Can you explain the process by which LED bulb lights produce illumination

LED (Light Emitting Diode) bulb lights produce illumination through a process known as electroluminescence. This process involves the emission of light when electrons recombine with electron holes within the semiconductor material of the LED. Here's a simplified explanation of how this process works:

1. Semiconductor Material: The core of an LED bulb is a semiconductor material. Commonly used materials include gallium arsenide (GaAs), gallium phosphide (GaP), or gallium nitride (GaN). These materials determine the color of the emitted light.

2. P-N Junction: Within the LED, there is a p-n junction, where "p" stands for the positive region, or the "holes," and "n" stands for the negative region, or the electrons. This junction is created by doping the semiconductor with specific materials to create an excess of electrons in the n-region and an excess of electron holes in the p-region.
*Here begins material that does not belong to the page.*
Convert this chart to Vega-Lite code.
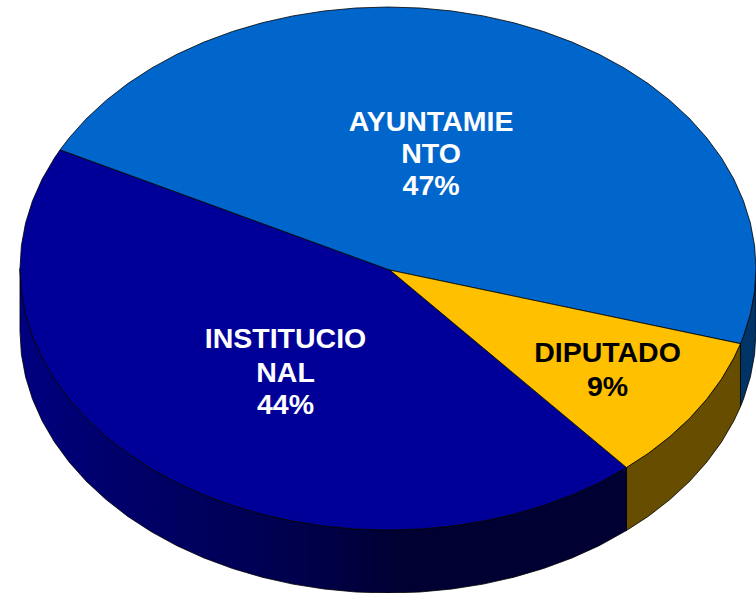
{"$schema":"https://vega.github.io/schema/vega-lite/v6.json","width":756,"height":593,"padding":0,"autosize":"none","background":"white","view":{"stroke":null},
"datasets":{
"wall":[
{"slice":"AYUNTAMIENTO","x":100,"y":0,"y2":-24.09},{"slice":"AYUNTAMIENTO","x":99.62,"y":-8.72,"y2":-32.81},{"slice":"AYUNTAMIENTO","x":98.48,"y":-17.36,"y2":-41.45},{"slice":"AYUNTAMIENTO","x":96.59,"y":-25.88,"y2":-49.97},{"slice":"AYUNTAMIENTO","x":95.78,"y":-28.74,"y2":-52.83},
{"slice":"DIPUTADO","x":95.78,"y":-28.74,"y2":-52.83},{"slice":"DIPUTADO","x":93.97,"y":-34.2,"y2":-58.29},{"slice":"DIPUTADO","x":90.63,"y":-42.26,"y2":-66.35},{"slice":"DIPUTADO","x":86.6,"y":-50,"y2":-74.09},{"slice":"DIPUTADO","x":81.92,"y":-57.36,"y2":-81.45},{"slice":"DIPUTADO","x":76.6,"y":-64.28,"y2":-88.37},{"slice":"DIPUTADO","x":70.71,"y":-70.71,"y2":-94.8},{"slice":"DIPUTADO","x":64.8,"y":-76.1,"y2":-100.19},
{"slice":"INSTITUCIONAL","x":64.8,"y":-76.1,"y2":-100.19},{"slice":"INSTITUCIONAL","x":57.36,"y":-81.92,"y2":-106.01},{"slice":"INSTITUCIONAL","x":50,"y":-86.6,"y2":-110.69},{"slice":"INSTITUCIONAL","x":42.26,"y":-90.63,"y2":-114.72},{"slice":"INSTITUCIONAL","x":34.2,"y":-93.97,"y2":-118.06},{"slice":"INSTITUCIONAL","x":25.88,"y":-96.59,"y2":-120.68},{"slice":"INSTITUCIONAL","x":17.36,"y":-98.48,"y2":-122.57},{"slice":"INSTITUCIONAL","x":8.72,"y":-99.62,"y2":-123.71},{"slice":"INSTITUCIONAL","x":0,"y":-100,"y2":-124.09},{"slice":"INSTITUCIONAL","x":-8.72,"y":-99.62,"y2":-123.71},{"slice":"INSTITUCIONAL","x":-17.36,"y":-98.48,"y2":-122.57},{"slice":"INSTITUCIONAL","x":-25.88,"y":-96.59,"y2":-120.68},{"slice":"INSTITUCIONAL","x":-34.2,"y":-93.97,"y2":-118.06},{"slice":"INSTITUCIONAL","x":-42.26,"y":-90.63,"y2":-114.72},{"slice":"INSTITUCIONAL","x":-50,"y":-86.6,"y2":-110.69},{"slice":"INSTITUCIONAL","x":-57.36,"y":-81.92,"y2":-106.01},{"slice":"INSTITUCIONAL","x":-64.28,"y":-76.6,"y2":-100.69},{"slice":"INSTITUCIONAL","x":-70.71,"y":-70.71,"y2":-94.8},{"slice":"INSTITUCIONAL","x":-76.6,"y":-64.28,"y2":-88.37},{"slice":"INSTITUCIONAL","x":-81.92,"y":-57.36,"y2":-81.45},{"slice":"INSTITUCIONAL","x":-86.6,"y":-50,"y2":-74.09},{"slice":"INSTITUCIONAL","x":-90.63,"y":-42.26,"y2":-66.35},{"slice":"INSTITUCIONAL","x":-93.97,"y":-34.2,"y2":-58.29},{"slice":"INSTITUCIONAL","x":-96.59,"y":-25.88,"y2":-49.97},{"slice":"INSTITUCIONAL","x":-98.48,"y":-17.36,"y2":-41.45},{"slice":"INSTITUCIONAL","x":-99.62,"y":-8.72,"y2":-32.81},{"slice":"INSTITUCIONAL","x":-100,"y":0,"y2":-24.09}
],
"top":[
{"slice":"INSTITUCIONAL","i":0,"x":0.5,"y":-0.6},{"slice":"INSTITUCIONAL","i":1,"x":64.8,"y":-76.1},{"slice":"INSTITUCIONAL","i":2,"x":57.36,"y":-81.92},{"slice":"INSTITUCIONAL","i":3,"x":50,"y":-86.6},{"slice":"INSTITUCIONAL","i":4,"x":42.26,"y":-90.63},{"slice":"INSTITUCIONAL","i":5,"x":34.2,"y":-93.97},{"slice":"INSTITUCIONAL","i":6,"x":25.88,"y":-96.59},{"slice":"INSTITUCIONAL","i":7,"x":17.36,"y":-98.48},{"slice":"INSTITUCIONAL","i":8,"x":8.72,"y":-99.62},{"slice":"INSTITUCIONAL","i":9,"x":0,"y":-100},{"slice":"INSTITUCIONAL","i":10,"x":-8.72,"y":-99.62},{"slice":"INSTITUCIONAL","i":11,"x":-17.36,"y":-98.48},{"slice":"INSTITUCIONAL","i":12,"x":-25.88,"y":-96.59},{"slice":"INSTITUCIONAL","i":13,"x":-34.2,"y":-93.97},{"slice":"INSTITUCIONAL","i":14,"x":-42.26,"y":-90.63},{"slice":"INSTITUCIONAL","i":15,"x":-50,"y":-86.6},{"slice":"INSTITUCIONAL","i":16,"x":-57.36,"y":-81.92},{"slice":"INSTITUCIONAL","i":17,"x":-64.28,"y":-76.6},{"slice":"INSTITUCIONAL","i":18,"x":-70.71,"y":-70.71},{"slice":"INSTITUCIONAL","i":19,"x":-76.6,"y":-64.28},{"slice":"INSTITUCIONAL","i":20,"x":-81.92,"y":-57.36},{"slice":"INSTITUCIONAL","i":21,"x":-86.6,"y":-50},{"slice":"INSTITUCIONAL","i":22,"x":-90.63,"y":-42.26},{"slice":"INSTITUCIONAL","i":23,"x":-93.97,"y":-34.2},{"slice":"INSTITUCIONAL","i":24,"x":-96.59,"y":-25.88},{"slice":"INSTITUCIONAL","i":25,"x":-98.48,"y":-17.36},{"slice":"INSTITUCIONAL","i":26,"x":-99.62,"y":-8.72},{"slice":"INSTITUCIONAL","i":27,"x":-100,"y":0},{"slice":"INSTITUCIONAL","i":28,"x":-99.62,"y":8.72},{"slice":"INSTITUCIONAL","i":29,"x":-98.48,"y":17.36},{"slice":"INSTITUCIONAL","i":30,"x":-96.59,"y":25.88},{"slice":"INSTITUCIONAL","i":31,"x":-93.97,"y":34.2},{"slice":"INSTITUCIONAL","i":32,"x":-90.63,"y":42.26},{"slice":"INSTITUCIONAL","i":33,"x":-89.1,"y":45.4},{"slice":"INSTITUCIONAL","i":34,"x":0.5,"y":-0.6},
{"slice":"AYUNTAMIENTO","i":0,"x":0.5,"y":-0.6},{"slice":"AYUNTAMIENTO","i":1,"x":-89.1,"y":45.4},{"slice":"AYUNTAMIENTO","i":2,"x":-86.6,"y":50},{"slice":"AYUNTAMIENTO","i":3,"x":-81.92,"y":57.36},{"slice":"AYUNTAMIENTO","i":4,"x":-76.6,"y":64.28},{"slice":"AYUNTAMIENTO","i":5,"x":-70.71,"y":70.71},{"slice":"AYUNTAMIENTO","i":6,"x":-64.28,"y":76.6},{"slice":"AYUNTAMIENTO","i":7,"x":-57.36,"y":81.92},{"slice":"AYUNTAMIENTO","i":8,"x":-50,"y":86.6},{"slice":"AYUNTAMIENTO","i":9,"x":-42.26,"y":90.63},{"slice":"AYUNTAMIENTO","i":10,"x":-34.2,"y":93.97},{"slice":"AYUNTAMIENTO","i":11,"x":-25.88,"y":96.59},{"slice":"AYUNTAMIENTO","i":12,"x":-17.36,"y":98.48},{"slice":"AYUNTAMIENTO","i":13,"x":-8.72,"y":99.62},{"slice":"AYUNTAMIENTO","i":14,"x":0,"y":100},{"slice":"AYUNTAMIENTO","i":15,"x":8.72,"y":99.62},{"slice":"AYUNTAMIENTO","i":16,"x":17.36,"y":98.48},{"slice":"AYUNTAMIENTO","i":17,"x":25.88,"y":96.59},{"slice":"AYUNTAMIENTO","i":18,"x":34.2,"y":93.97},{"slice":"AYUNTAMIENTO","i":19,"x":42.26,"y":90.63},{"slice":"AYUNTAMIENTO","i":20,"x":50,"y":86.6},{"slice":"AYUNTAMIENTO","i":21,"x":57.36,"y":81.92},{"slice":"AYUNTAMIENTO","i":22,"x":64.28,"y":76.6},{"slice":"AYUNTAMIENTO","i":23,"x":70.71,"y":70.71},{"slice":"AYUNTAMIENTO","i":24,"x":76.6,"y":64.28},{"slice":"AYUNTAMIENTO","i":25,"x":81.92,"y":57.36},{"slice":"AYUNTAMIENTO","i":26,"x":86.6,"y":50},{"slice":"AYUNTAMIENTO","i":27,"x":90.63,"y":42.26},{"slice":"AYUNTAMIENTO","i":28,"x":93.97,"y":34.2},{"slice":"AYUNTAMIENTO","i":29,"x":96.59,"y":25.88},{"slice":"AYUNTAMIENTO","i":30,"x":98.48,"y":17.36},{"slice":"AYUNTAMIENTO","i":31,"x":99.62,"y":8.72},{"slice":"AYUNTAMIENTO","i":32,"x":100,"y":0},{"slice":"AYUNTAMIENTO","i":33,"x":99.62,"y":-8.72},{"slice":"AYUNTAMIENTO","i":34,"x":98.48,"y":-17.36},{"slice":"AYUNTAMIENTO","i":35,"x":96.59,"y":-25.88},{"slice":"AYUNTAMIENTO","i":36,"x":95.78,"y":-28.74},{"slice":"AYUNTAMIENTO","i":37,"x":0.5,"y":-0.6},
{"slice":"DIPUTADO","i":0,"x":0.5,"y":-0.6},{"slice":"DIPUTADO","i":1,"x":95.78,"y":-28.74},{"slice":"DIPUTADO","i":2,"x":93.97,"y":-34.2},{"slice":"DIPUTADO","i":3,"x":90.63,"y":-42.26},{"slice":"DIPUTADO","i":4,"x":86.6,"y":-50},{"slice":"DIPUTADO","i":5,"x":81.92,"y":-57.36},{"slice":"DIPUTADO","i":6,"x":76.6,"y":-64.28},{"slice":"DIPUTADO","i":7,"x":70.71,"y":-70.71},{"slice":"DIPUTADO","i":8,"x":64.8,"y":-76.1},{"slice":"DIPUTADO","i":9,"x":0.5,"y":-0.6}
],
"labels":[
{"slice":"AYUNTAMIENTO","text":"AYUNTAMIE","x":11.7,"y":56.0},{"slice":"AYUNTAMIENTO","text":"NTO","x":11.7,"y":43.6},{"slice":"AYUNTAMIENTO","text":"47%","x":11.7,"y":31.4},
{"slice":"INSTITUCIONAL","text":"INSTITUCIO","x":-27.85,"y":-26.8},{"slice":"INSTITUCIONAL","text":"NAL","x":-27.85,"y":-39.8},{"slice":"INSTITUCIONAL","text":"44%","x":-27.85,"y":-52.2},
{"slice":"DIPUTADO","text":"DIPUTADO","x":59.65,"y":-32.3},{"slice":"DIPUTADO","text":"9%","x":59.65,"y":-45.3}
]},
"encoding":{
"x":{"field":"x","type":"quantitative","scale":{"domain":[-105.43,100],"nice":false,"zero":false},"axis":null},
"y":{"field":"y","type":"quantitative","scale":{"domain":[-124.09,102.68],"nice":false,"zero":false},"axis":null}
},
"layer":[
{"data":{"name":"wall"},"transform":[{"filter":"datum.slice==='AYUNTAMIENTO'"}],"mark":{"type":"area","fill":"#003366","stroke":"#000000","strokeWidth":0.8},"encoding":{"y2":{"field":"y2"}}},
{"data":{"name":"wall"},"transform":[{"filter":"datum.slice==='DIPUTADO'"}],"mark":{"type":"area","fill":"#664D00","stroke":"#000000","strokeWidth":0.8},"encoding":{"y2":{"field":"y2"}}},
{"data":{"name":"wall"},"transform":[{"filter":"datum.slice==='INSTITUCIONAL'"}],"mark":{"type":"area","stroke":"#000000","strokeWidth":0.8,"fill":{"gradient":"linear","x1":0,"y1":0,"x2":1,"y2":0,"stops":[{"offset":0,"color":"#000080"},{"offset":0.13,"color":"#00006e"},{"offset":0.46,"color":"#00004d"},{"offset":0.62,"color":"#000033"},{"offset":1,"color":"#000033"}]}},"encoding":{"y2":{"field":"y2"}}},
{"data":{"name":"top"},"mark":{"type":"line","stroke":"#000000","strokeWidth":0.8,"strokeJoin":"round"},"encoding":{"order":{"field":"i","type":"quantitative"},"fill":{"field":"slice","type":"nominal","scale":{"domain":["AYUNTAMIENTO","DIPUTADO","INSTITUCIONAL"],"range":["#0066CC","#FFC000","#000099"]},"legend":null}}},
{"data":{"name":"labels"},"mark":{"type":"text","font":"Liberation Sans","fontWeight":"bold","fontSize":28.5,"align":"center","baseline":"middle"},"encoding":{"text":{"field":"text"},"color":{"field":"slice","type":"nominal","scale":{"domain":["AYUNTAMIENTO","DIPUTADO","INSTITUCIONAL"],"range":["#FFFFFF","#000000","#FFFFFF"]},"legend":null}}}
]}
3. Electron Injection: When an electrical voltage is applied across the LED, it drives a flow of electrons from the negative (n) region to the positive (p) region. The electrons move from areas of higher energy (n-region) to lower energy (p-region).

4. Recombination: As electrons move across the p-n junction, they recombine with the electron holes in the p-region. When this recombination occurs, energy is released in the form of photons (light particles).

5. Photon Emission: The energy of the released photons corresponds to a specific wavelength or color of light, depending on the bandgap energy of the semiconductor material. This determines the color of the LED light. LEDs can emit various colors by using different semiconductor materials.

6. Reflector and Lens: To direct and control the emitted light, an LED bulb includes a reflector and a lens. The reflector helps to concentrate the light in a specific direction, and the lens may further focus or disperse the light as needed.

7. Light Output: The result is a highly efficient and nearly instant emission of light. LED bulbs can produce various colors without the need for filters, making them versatile for different applications.

The efficiency of LED illumination is due to the fact that very little energy is lost as heat during this process, in contrast to incandescent bulbs where a significant portion of energy is emitted as heat. This high efficiency, along with the ability to produce a wide range of colors and the longevity of the semiconductor material, makes LED technology a popular choice for modern lighting solutions.